__DIRECTIONS FOR THIS TASK__
Please take the entries below from the first line through the line containing "grid = '#d8d8d8'" and repeat them exactly, leaving out everything after.

Entries from a dataset:
☆ ☆ ☆

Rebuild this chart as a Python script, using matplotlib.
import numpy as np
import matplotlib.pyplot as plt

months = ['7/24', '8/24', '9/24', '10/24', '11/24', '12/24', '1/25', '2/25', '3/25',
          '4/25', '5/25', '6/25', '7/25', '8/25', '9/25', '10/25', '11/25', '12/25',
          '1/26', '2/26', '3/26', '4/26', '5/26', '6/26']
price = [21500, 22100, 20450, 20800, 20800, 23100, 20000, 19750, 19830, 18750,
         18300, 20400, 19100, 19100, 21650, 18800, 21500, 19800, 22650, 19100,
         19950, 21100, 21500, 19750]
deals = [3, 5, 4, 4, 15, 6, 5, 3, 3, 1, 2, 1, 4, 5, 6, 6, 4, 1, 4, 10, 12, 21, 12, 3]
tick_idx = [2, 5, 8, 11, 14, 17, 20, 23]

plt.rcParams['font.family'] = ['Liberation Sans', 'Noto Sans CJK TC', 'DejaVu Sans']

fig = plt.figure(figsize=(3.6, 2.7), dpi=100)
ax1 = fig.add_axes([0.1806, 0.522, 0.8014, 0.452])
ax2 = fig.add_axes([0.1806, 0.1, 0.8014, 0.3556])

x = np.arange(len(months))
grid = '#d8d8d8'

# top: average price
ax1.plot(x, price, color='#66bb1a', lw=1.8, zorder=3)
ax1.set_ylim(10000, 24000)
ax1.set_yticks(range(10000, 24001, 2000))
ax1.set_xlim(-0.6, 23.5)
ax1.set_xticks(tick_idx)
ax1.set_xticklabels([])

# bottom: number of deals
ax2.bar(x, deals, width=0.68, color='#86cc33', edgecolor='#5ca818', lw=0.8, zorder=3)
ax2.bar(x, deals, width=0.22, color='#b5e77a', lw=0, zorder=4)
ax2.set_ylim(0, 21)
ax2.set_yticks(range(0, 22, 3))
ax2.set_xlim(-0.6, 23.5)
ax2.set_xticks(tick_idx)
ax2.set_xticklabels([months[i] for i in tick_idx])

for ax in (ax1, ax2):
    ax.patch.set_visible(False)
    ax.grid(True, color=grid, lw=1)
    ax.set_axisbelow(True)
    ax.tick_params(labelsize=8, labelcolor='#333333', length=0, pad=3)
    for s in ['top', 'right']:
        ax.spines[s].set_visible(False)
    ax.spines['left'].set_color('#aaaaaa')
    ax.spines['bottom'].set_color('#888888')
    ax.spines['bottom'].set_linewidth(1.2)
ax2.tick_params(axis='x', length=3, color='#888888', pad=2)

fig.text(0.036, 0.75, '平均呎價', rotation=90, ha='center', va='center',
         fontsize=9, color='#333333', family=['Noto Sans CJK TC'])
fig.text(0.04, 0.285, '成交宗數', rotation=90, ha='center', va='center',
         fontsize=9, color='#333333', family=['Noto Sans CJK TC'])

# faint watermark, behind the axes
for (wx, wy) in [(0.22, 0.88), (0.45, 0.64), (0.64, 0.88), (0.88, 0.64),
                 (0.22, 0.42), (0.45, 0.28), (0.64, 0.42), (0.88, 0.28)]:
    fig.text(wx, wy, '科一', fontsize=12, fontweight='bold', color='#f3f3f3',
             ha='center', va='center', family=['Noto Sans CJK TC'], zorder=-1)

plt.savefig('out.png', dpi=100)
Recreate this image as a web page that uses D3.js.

☆ ☆ ☆

__OUTPUT__
Rebuild this chart as a Python script, using matplotlib.
import numpy as np
import matplotlib.pyplot as plt

months = ['7/24', '8/24', '9/24', '10/24', '11/24', '12/24', '1/25', '2/25', '3/25',
          '4/25', '5/25', '6/25', '7/25', '8/25', '9/25', '10/25', '11/25', '12/25',
          '1/26', '2/26', '3/26', '4/26', '5/26', '6/26']
price = [21500, 22100, 20450, 20800, 20800, 23100, 20000, 19750, 19830, 18750,
         18300, 20400, 19100, 19100, 21650, 18800, 21500, 19800, 22650, 19100,
         19950, 21100, 21500, 19750]
deals = [3, 5, 4, 4, 15, 6, 5, 3, 3, 1, 2, 1, 4, 5, 6, 6, 4, 1, 4, 10, 12, 21, 12, 3]
tick_idx = [2, 5, 8, 11, 14, 17, 20, 23]

plt.rcParams['font.family'] = ['Liberation Sans', 'Noto Sans CJK TC', 'DejaVu Sans']

fig = plt.figure(figsize=(3.6, 2.7), dpi=100)
ax1 = fig.add_axes([0.1806, 0.522, 0.8014, 0.452])
ax2 = fig.add_axes([0.1806, 0.1, 0.8014, 0.3556])

x = np.arange(len(months))
grid = '#d8d8d8'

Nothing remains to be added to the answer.